(Data extracted from a collection)
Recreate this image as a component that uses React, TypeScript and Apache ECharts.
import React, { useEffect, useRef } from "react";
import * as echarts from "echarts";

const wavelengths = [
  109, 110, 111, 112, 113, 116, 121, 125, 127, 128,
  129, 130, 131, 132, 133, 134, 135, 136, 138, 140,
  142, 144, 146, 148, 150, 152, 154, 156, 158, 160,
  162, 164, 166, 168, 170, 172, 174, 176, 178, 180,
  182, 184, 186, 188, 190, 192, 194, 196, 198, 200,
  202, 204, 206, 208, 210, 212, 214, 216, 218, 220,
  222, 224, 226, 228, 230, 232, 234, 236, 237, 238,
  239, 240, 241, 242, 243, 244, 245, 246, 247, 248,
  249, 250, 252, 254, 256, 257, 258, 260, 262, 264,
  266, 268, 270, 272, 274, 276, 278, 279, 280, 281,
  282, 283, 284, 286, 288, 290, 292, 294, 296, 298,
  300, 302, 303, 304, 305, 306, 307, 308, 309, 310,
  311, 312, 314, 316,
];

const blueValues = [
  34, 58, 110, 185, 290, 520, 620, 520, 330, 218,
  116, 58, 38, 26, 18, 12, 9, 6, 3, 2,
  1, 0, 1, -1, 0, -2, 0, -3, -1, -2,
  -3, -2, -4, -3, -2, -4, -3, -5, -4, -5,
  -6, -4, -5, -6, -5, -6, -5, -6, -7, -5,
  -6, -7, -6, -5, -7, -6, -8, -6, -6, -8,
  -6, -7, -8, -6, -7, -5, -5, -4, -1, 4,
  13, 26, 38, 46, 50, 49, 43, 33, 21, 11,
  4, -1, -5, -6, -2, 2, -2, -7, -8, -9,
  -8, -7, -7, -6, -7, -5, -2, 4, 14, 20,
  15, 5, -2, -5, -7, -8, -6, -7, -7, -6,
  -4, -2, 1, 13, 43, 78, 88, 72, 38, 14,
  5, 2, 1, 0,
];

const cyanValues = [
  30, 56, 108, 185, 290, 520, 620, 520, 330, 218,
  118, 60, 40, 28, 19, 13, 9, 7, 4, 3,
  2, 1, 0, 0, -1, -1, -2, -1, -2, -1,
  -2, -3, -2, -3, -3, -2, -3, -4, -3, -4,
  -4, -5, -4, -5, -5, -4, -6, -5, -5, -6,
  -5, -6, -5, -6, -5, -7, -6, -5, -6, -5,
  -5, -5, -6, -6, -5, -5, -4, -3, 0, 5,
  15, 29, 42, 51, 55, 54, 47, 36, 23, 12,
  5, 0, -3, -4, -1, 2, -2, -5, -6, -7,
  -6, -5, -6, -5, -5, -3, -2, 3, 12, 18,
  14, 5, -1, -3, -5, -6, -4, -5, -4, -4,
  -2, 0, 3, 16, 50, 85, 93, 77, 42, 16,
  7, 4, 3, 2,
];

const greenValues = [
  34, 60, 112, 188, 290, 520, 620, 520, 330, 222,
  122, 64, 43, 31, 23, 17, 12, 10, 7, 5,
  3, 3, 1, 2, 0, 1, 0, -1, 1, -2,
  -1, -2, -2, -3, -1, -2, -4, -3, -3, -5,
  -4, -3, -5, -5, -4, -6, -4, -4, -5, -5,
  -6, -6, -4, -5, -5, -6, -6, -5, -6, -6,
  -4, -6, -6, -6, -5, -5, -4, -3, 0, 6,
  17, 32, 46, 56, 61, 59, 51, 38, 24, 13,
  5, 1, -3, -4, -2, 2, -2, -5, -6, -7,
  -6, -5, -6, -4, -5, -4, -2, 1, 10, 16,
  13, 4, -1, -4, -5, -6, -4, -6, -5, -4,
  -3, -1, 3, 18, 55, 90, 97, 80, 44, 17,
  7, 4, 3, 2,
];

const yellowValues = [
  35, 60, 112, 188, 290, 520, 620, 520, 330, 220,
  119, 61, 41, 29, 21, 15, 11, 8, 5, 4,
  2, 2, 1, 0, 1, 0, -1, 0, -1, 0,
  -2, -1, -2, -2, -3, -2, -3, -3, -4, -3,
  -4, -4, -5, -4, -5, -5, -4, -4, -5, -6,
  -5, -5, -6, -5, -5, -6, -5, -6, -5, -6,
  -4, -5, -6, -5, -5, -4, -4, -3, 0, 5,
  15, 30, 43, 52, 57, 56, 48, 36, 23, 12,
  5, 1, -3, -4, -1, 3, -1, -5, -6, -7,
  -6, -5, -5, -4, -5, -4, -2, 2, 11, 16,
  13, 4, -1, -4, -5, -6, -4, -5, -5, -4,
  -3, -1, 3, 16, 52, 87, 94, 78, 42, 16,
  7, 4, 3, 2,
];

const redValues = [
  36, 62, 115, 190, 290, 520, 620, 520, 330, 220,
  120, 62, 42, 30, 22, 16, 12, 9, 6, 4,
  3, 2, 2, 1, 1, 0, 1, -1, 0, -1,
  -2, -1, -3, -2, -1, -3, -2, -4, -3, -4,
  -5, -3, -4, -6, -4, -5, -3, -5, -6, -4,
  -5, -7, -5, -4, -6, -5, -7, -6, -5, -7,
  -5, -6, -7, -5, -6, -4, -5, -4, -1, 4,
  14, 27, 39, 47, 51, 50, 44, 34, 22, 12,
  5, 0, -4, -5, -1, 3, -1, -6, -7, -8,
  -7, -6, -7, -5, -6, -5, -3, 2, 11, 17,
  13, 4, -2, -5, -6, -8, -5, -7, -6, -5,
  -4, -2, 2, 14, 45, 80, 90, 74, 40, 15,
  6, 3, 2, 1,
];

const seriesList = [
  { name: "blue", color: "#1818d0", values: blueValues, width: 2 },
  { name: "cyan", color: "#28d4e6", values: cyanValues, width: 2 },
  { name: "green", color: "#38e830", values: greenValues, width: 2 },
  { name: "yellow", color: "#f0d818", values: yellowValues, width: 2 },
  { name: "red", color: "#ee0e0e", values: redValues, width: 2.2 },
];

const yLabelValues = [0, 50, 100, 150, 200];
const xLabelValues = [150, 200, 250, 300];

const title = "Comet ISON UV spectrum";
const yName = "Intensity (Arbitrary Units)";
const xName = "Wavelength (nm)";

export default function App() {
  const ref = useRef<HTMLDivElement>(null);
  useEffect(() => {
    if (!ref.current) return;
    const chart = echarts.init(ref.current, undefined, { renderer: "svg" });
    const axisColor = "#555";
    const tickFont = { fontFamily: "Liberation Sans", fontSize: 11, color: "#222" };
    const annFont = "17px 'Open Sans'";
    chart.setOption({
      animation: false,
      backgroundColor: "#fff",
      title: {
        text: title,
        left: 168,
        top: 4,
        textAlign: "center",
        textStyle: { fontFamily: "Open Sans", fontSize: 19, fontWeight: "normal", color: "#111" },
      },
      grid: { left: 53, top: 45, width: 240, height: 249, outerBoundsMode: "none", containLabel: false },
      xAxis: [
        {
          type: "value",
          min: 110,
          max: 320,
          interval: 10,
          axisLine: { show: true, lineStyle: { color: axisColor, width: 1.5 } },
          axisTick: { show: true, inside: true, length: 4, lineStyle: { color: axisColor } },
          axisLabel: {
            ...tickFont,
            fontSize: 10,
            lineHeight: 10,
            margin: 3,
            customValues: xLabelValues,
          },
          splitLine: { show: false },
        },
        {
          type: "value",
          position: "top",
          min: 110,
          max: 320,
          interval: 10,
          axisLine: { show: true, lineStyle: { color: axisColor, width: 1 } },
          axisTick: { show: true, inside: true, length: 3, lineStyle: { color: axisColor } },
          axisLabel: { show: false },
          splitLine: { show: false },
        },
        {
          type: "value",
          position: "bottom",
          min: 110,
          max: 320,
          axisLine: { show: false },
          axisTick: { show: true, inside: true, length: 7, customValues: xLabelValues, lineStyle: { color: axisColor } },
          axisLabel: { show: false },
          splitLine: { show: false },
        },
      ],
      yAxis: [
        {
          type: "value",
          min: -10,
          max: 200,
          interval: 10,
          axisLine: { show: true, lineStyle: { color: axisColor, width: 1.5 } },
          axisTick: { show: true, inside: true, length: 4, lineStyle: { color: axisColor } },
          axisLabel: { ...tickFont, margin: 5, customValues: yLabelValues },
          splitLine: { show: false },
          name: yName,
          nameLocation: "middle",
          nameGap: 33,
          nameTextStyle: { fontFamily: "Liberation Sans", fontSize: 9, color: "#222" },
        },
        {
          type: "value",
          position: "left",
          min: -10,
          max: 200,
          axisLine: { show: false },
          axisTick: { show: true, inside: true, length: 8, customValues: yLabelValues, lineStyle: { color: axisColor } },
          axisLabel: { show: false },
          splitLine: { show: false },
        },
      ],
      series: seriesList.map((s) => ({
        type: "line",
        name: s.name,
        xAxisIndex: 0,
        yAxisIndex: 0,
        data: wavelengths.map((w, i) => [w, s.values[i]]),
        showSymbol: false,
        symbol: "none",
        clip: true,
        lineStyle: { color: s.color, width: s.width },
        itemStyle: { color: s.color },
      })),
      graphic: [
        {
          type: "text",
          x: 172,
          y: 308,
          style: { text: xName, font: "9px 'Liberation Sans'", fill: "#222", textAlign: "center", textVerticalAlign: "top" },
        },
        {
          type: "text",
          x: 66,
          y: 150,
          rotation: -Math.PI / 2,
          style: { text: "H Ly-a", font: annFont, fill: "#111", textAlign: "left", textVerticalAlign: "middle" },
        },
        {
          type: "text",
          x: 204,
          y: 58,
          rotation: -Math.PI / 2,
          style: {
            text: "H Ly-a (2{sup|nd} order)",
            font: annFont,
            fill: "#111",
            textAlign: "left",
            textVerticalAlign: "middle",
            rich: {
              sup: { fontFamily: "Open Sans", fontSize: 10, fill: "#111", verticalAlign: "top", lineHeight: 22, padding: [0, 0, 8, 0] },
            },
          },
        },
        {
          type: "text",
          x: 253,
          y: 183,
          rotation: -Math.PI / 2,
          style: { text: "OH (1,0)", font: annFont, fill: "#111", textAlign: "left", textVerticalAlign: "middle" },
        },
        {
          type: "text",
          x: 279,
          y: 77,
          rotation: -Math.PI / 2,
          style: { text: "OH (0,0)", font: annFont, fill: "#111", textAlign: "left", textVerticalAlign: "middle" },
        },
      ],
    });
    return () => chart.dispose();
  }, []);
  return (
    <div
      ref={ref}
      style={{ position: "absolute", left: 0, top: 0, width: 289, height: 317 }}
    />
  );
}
* * *
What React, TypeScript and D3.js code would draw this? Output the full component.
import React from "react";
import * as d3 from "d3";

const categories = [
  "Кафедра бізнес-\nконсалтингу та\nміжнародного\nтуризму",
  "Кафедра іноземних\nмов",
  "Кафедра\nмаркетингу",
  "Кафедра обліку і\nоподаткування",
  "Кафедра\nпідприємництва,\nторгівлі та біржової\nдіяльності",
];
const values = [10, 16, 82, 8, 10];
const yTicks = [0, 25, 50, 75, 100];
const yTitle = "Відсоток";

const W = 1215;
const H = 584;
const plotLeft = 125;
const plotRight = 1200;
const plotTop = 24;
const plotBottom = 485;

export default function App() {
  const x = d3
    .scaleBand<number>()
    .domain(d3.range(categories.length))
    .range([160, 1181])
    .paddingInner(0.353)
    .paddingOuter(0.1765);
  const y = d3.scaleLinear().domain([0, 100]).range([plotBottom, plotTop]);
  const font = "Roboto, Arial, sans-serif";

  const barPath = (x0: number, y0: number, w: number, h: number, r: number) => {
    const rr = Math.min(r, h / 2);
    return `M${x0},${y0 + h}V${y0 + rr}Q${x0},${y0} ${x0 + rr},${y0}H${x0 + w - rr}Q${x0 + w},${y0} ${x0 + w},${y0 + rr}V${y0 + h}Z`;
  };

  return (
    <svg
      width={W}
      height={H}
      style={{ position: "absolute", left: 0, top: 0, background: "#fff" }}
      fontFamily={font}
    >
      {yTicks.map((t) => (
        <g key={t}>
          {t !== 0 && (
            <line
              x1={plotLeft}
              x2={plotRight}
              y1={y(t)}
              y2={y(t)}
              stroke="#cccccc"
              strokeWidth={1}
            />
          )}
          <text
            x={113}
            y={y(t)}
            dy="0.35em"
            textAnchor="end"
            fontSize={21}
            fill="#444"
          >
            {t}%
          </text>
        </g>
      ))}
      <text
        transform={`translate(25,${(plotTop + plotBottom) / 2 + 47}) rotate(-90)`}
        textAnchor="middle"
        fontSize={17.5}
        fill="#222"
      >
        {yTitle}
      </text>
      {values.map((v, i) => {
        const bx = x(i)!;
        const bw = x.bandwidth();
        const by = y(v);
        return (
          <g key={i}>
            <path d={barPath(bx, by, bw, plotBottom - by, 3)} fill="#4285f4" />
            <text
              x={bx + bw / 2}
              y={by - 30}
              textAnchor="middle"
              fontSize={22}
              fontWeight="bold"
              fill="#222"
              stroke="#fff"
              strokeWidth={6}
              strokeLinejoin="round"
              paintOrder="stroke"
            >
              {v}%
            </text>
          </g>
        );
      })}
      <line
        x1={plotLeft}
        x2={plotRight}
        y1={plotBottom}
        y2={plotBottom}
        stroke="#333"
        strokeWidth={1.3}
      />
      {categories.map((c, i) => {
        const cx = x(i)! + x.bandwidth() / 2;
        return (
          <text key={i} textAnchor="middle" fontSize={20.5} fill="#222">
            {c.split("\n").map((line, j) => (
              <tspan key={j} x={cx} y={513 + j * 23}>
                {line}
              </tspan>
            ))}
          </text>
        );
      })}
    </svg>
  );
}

- **Written task**: Your task is to extract exactly the lines starting at the line with "What React, TypeScript" and ending at the line with "import * as d3", including both ends, and no other lines.

- **Answer to the exercise**:
What React, TypeScript and D3.js code would draw this? Output the full component.
import React from "react";
import * as d3 from "d3";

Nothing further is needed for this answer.